Thursday, April 22, 2010

Bundling and commoditizing hotspots

In his column Thursday, NYT columnist David Pogue expressed puzzlement at the sudden availability of free Wi-Fi from his local cable TV companies:

Starting now, any New York, New Jersey or Connecticut customer of Cablevision, Time Warner or Comcast can use any of those companies' hot spots.

In other words, I, a Cablevision customer, can now use all of Time Warner's and Comcast's hot spots in these three states.

Now, I think this development is fantastic. It hits me where I live. It's free. It's fast and reliable. I love it.

But I'll be frank: I can't understand why they're doing this.
David, I’ve loved your product reviews since the Macworld days. But as business strategies go, this is no mystery.

Wi-Fi hotspots are a commodity — something everyone wants, but nobody wants to pay for.

The phone and cellphone companies — AT&T, Verizon, T-Mobile — have been bundling hotspot access with their cellular or DSL accounts for years. For iPad and iPhone users, the hotspots are clearly more useful (in terms of bandwidth) than what they’re getting on the actual (congested) 3G networks.

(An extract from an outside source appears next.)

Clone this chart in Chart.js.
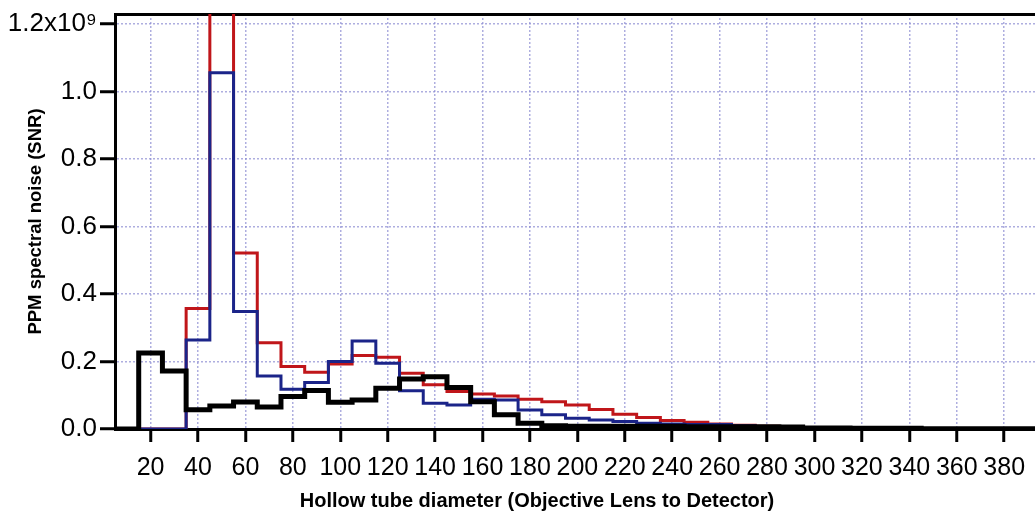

Clearly cable has to respond to these efforts by telco rivals to create loyalty and switching costs. In a Geoff Moore sense, this is a clear neutralization expenditure — get rid of the rival’s advantage.

As a consumer, it’s a great deal when there are multiple equally plausible alternatives to choose from. By making their offerings more similar, the NYC cable companies are helping along the process of commoditization. More power to ’em.